Quelle est la principale donnée qui change quand tu compose de la house plutôt que du rap ?

Pour moi, la house, c’est du bricolage. Je fais ça beaucoup plus à l’instinct que quand je fais des prods rap.

Pourquoi ça ?

C’est que quand je fais de la trap, j’ai direct des références plus précises en tête. Mais avec la house, c’est très hasardeux.

Tu écoutes du rap depuis plus longtemps. Quel regard portes-tu sur les évolutions du courant jusqu’à aujourd’hui ?

Je suis ce qui se passe en rap français. Il y a aujourd’hui quelque chose de l’ordre du banger. Il y a des morceaux et des artistes que je vais détester quand je vais écouter la première fois. Niska, je trouve ça inaudible la première fois, je me dis non, non, non. Mais avec le rabâchage, tu te rends compte de l’efficacité musicale du gars. Ça te fait bouger les épaules. Je peux pas dire que j’aime pas la direction qu’a pris le rap grand public. Après, les paroles de 90% des artistes, je trouve ça scandaleux.

Peux-tu me parler des artistes que as en featuring sur ton disque ? Tu étais proche d’eux ? Tu les as juste contactés ?

J’avais déjà bossé avec une petite moitié d’entre eux. Il y a pas mal de connections que j’ai eues via Grems, comme Le Jouage ou Elea Brazz. Starlion, on n’avait jamais bossé ensemble. C-Sen non plus. Et puis d’autres gens que j’ai rencontrés par hasard en soirée. Même si ça sort sur un label hip-hop, y’a pas que du rap. Y’a aussi des choses très chantées. Et puis il y a la collab avec Spoek Mathambo. On avait déjà bossé ensemble sur un EP, et on a voulu remettre ça. Après, c’est un album qui s’est fait totalement à distance, pas de rencontres physiques ni de sessions studio.

C’est un disque sponso Gmail ?

Ouais voilà. Et sponso WeTransfer.

Parallèlement, tu as toujours eu ton taff d’éduc-spé ?

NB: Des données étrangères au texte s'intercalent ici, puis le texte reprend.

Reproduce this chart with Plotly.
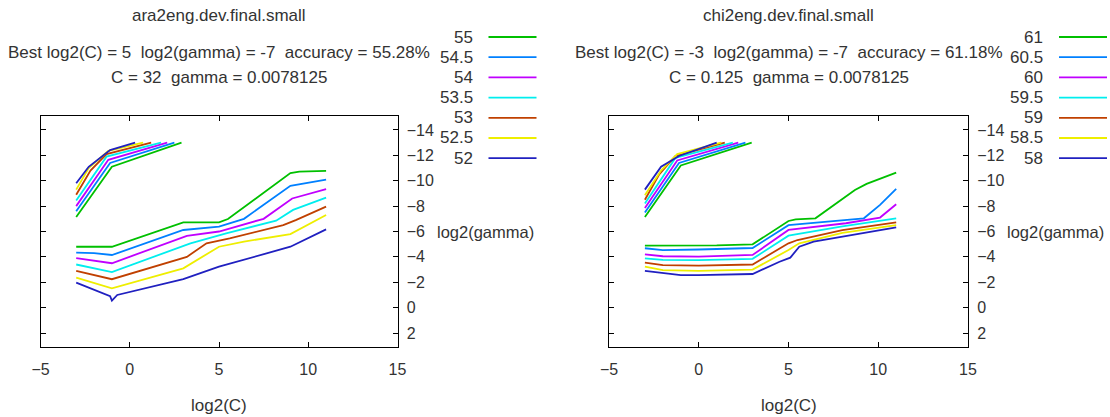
import plotly.graph_objects as go

# contour levels (accuracy %) and their gnuplot colours
ara_levels = [55, 54.5, 54, 53.5, 53, 52.5, 52]
chi_levels = [61, 60.5, 60, 59.5, 59, 58.5, 58]
line_colors = ["#00c000", "#0080ff", "#c000ff", "#00eeee", "#c04000", "#eeee00", "#2020c0"]

# ara2eng contour lines, log2(C) / log2(gamma); None splits the upper and lower branch
ara_x = [
    [-3, -1, 2.9, None, -3, -1, 3, 5, 5.5, 9, 9.5, 11],
    [-3, -1.1, 2.5, None, -3, -2, -1, 3, 5, 6.4, 9, 11],
    [-3, -1.2, 2.1, None, -3, -1, 3.2, 5, 7.5, 9.1, 11],
    [-3, -1.3, 1.75, None, -3, -1, 3.4, 5.4, 8.2, 9.15, 11],
    [-3, -2.2, -1.3, 1.2, None, -3, -1, 3.2, 4.3, 5.6, 8.6, 9.3, 11],
    [-3, -2.3, -1.2, 0.75, None, -3, -1, 3, 5, 6.4, 9, 11],
    [-3, -2.3, -1.1, 0.3, None, -3, -1.1, -1, -0.7, 3, 5, 9, 11],
]
ara_y = [
    [-7.15, -11.1, -13, None, -4.8, -4.8, -6.72, -6.72, -6.98, -10.6, -10.72, -10.78],
    [-7.6, -11.4, -13, None, -4.33, -4.3, -4.15, -6.12, -6.38, -7.0, -9.6, -10.08],
    [-8.0, -11.65, -13, None, -3.9, -3.5, -5.65, -6.0, -7.0, -8.6, -9.33],
    [-8.45, -11.9, -13, None, -3.4, -2.8, -5.07, -5.86, -6.85, -7.7, -8.67],
    [-8.9, -10.8, -12.1, -13, None, -2.9, -2.24, -4.0, -5.07, -5.46, -6.5, -6.9, -7.96],
    [-9.3, -11.0, -12.35, -13, None, -2.36, -1.52, -3.1, -4.8, -5.2, -5.8, -7.3],
    [-9.8, -11.1, -12.42, -13, None, -1.97, -0.9, -0.55, -1.0, -2.24, -3.23, -4.8, -6.17],
]

# chi2eng contour lines
chi_x = [
    [-3, -1, 2.95, None, -3, 1, 3, 5, 5.4, 6.5, 8.7, 9.35, 11],
    [-3, -1.1, 2.6, None, -3, -2, 0, 2, 3, 5, 7.3, 9.2, 10.1, 11],
    [-3, -1.2, 2.2, None, -3, -2, 0, 2, 3, 5, 8.2, 10.1, 11],
    [-3, -1.3, 1.9, None, -3, -2, 0, 2, 3, 5, 8, 11],
    [-3, -2.2, -1.3, 1.45, None, -3, -2, 0, 2, 3, 5, 5.5, 8, 11],
    [-3, -2.1, -1.2, 1.25, None, -3, -2, 0, 2, 3, 5, 5.6, 8, 11],
    [-3, -2.1, -1.1, 1.0, None, -3, -2, -1, 0, 2, 3, 4.5, 5.1, 5.6, 6.4, 11],
]
chi_y = [
    [-7.15, -11.2, -13, None, -4.88, -4.9, -4.99, -6.83, -6.96, -7.04, -9.27, -9.75, -10.64],
    [-7.5, -11.4, -13, None, -4.68, -4.54, -4.58, -4.68, -4.7, -6.5, -6.77, -7.04, -8.1, -9.35],
    [-7.85, -11.6, -13, None, -4.2, -4.05, -4.02, -4.1, -4.15, -6.12, -6.65, -7.1, -8.15],
    [-8.2, -11.8, -13, None, -3.89, -3.76, -3.74, -3.8, -3.85, -5.67, -6.4, -7.04],
    [-8.5, -10.5, -11.95, -13, None, -3.55, -3.35, -3.31, -3.35, -3.4, -5.07, -5.33, -6.1, -6.72],
    [-8.85, -10.8, -12.1, -13, None, -3.23, -2.95, -2.89, -2.95, -3.0, -4.54, -5.07, -5.9, -6.51],
    [-9.3, -11.1, -11.95, -13, None, -2.89, -2.75, -2.57, -2.57, -2.6, -2.65, -3.62, -3.94, -4.8, -5.2, -6.33],
]

x_ticks = [-5, 0, 5, 10, 15]
y_ticks = [-14, -12, -10, -8, -6, -4, -2, 0, 2]

titles = ["ara2eng.dev.final.small", "chi2eng.dev.final.small"]
best_lines = ["Best log2(C) = 5  log2(gamma) = -7  accuracy = 55.28%",
              "Best log2(C) = -3  log2(gamma) = -7  accuracy = 61.18%"]
c_lines = ["C = 32  gamma = 0.0078125", "C = 0.125  gamma = 0.0078125"]

W, H = 1110, 417
FONT = "Liberation Sans"
TXT = "#333333"


def fx(px):
    return px / W


def fy(py):
    return 1 - py / H


# plot boxes in window pixels: (left, right), top, bottom
boxes = [(40.5, 397.5), (609, 968)]
top_px, bot_px = 116, 347

fig = go.Figure()

panels = [(ara_levels, ara_x, ara_y), (chi_levels, chi_x, chi_y)]
for p, (levels, xs, ys) in enumerate(panels):
    xa = "x" if p == 0 else "x2"
    ya = "y" if p == 0 else "y2"
    for lev, lx, ly, col in zip(levels, xs, ys, line_colors):
        fig.add_trace(go.Scatter(x=lx, y=ly, mode="lines", xaxis=xa, yaxis=ya,
                                 line=dict(color=col, width=1.8), name=str(lev),
                                 showlegend=False))

axis_common = dict(showgrid=False, zeroline=False, showline=True, linecolor="black",
                   linewidth=1, ticks="inside", ticklen=5, tickcolor="black",
                   mirror="allticks", automargin=False,
                   tickfont=dict(family=FONT, size=16, color=TXT))

ydom = [fy(bot_px), fy(top_px)]
annotations = []
shapes = []
for p in range(2):
    l, r = boxes[p]
    sfx = "" if p == 0 else "2"
    fig.update_layout(**{
        "xaxis" + sfx: dict(axis_common, domain=[fx(l), fx(r)], range=[-5, 15],
                            tickvals=x_ticks, anchor="y" + sfx, ticklabelstandoff=8),
        "yaxis" + sfx: dict(axis_common, domain=ydom, range=[3.1, -15.1],
                            tickvals=y_ticks, side="right", anchor="x" + sfx,
                            ticklabelstandoff=5),
    })
    cx = (l + r) / 2
    for txt, py in [(titles[p], 15), (best_lines[p], 52), (c_lines[p], 78)]:
        annotations.append(dict(text=txt, x=fx(cx), y=fy(py), xref="paper", yref="paper",
                                showarrow=False, xanchor="center", yanchor="middle",
                                font=dict(family=FONT, size=17, color=TXT)))
    annotations.append(dict(text="log2(C)", x=fx(cx), y=fy(405), xref="paper",
                            yref="paper", showarrow=False, xanchor="center", yanchor="middle",
                            font=dict(family=FONT, size=17, color=TXT)))
    annotations.append(dict(text="log2(gamma)", x=fx(r + 37), y=fy(232), xref="paper",
                            yref="paper", showarrow=False, xanchor="left", yanchor="middle",
                            font=dict(family=FONT, size=16.5, color=TXT)))
    # key: level text on the left, sample line on the right
    levels = panels[p][0]
    for i, (lev, col) in enumerate(zip(levels, line_colors)):
        py = 37 + i * 20.2
        annotations.append(dict(text=str(lev), x=fx(r + 77), y=fy(py), xref="paper",
                                yref="paper", showarrow=False, xanchor="right",
                                yanchor="middle",
                                font=dict(family=FONT, size=17, color=TXT)))
        shapes.append(dict(type="line", xref="paper", yref="paper",
                           x0=fx(r + 91), x1=fx(r + 139),
                           y0=fy(py), y1=fy(py), line=dict(color=col, width=1.8)))

fig.update_layout(width=W, height=H, autosize=False, margin=dict(l=0, r=0, t=0, b=0),
                  plot_bgcolor="white", paper_bgcolor="white", showlegend=False,
                  annotations=annotations, shapes=shapes)

# drop the default 8px body margin so the figure fills the window exactly
fig.write_html("out.html", config={"displayModeBar": False},
               post_script="document.body.style.margin='0';document.body.style.overflow='hidden';")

Oui. J’ai eu la chance de bosser à mi-temps. J’avais beaucoup de temps, ça m’a vachement permis de progresser. Là, j’ai repris mon boulot à temps plein. J’arrive à gérer les deux pour l’instant, j’ai pas encore trop de concerts. Je suis arrivé dans ce métier par la musique, à la base. J’avais un copain qui bossait dans un centre pour adultes handicapés et qui m’a demandé de faire une animation en musique.

Encore aujourd’hui, tu arrives à faire le lien entre la musique et ton boulot ?

Il y a un lien. Après, je veux pas faire le prof de musique. C’est un outil que j’aime bien utiliser, mais c’est surtout que je fais écouter de la musique aux gamins. Après la pratique, pas vraiment. Je ne m’annonce pas comme l’éducateur-musicien, c’est pas ma spécialité.

Quels sont les effets directs que tu as remarqués des sessions d’écoute avec les enfants handicapés dont tu t’occupes ?

La musique, c’est thérapeutique. T’as des gamins qui tiennent pas en place, tu peux leur proposer n’importe quel jeu, tu n’y arriveras pas. Et tu leur fais écouter du Vivaldi pendant trois quarts d’heure, ils sont captivés.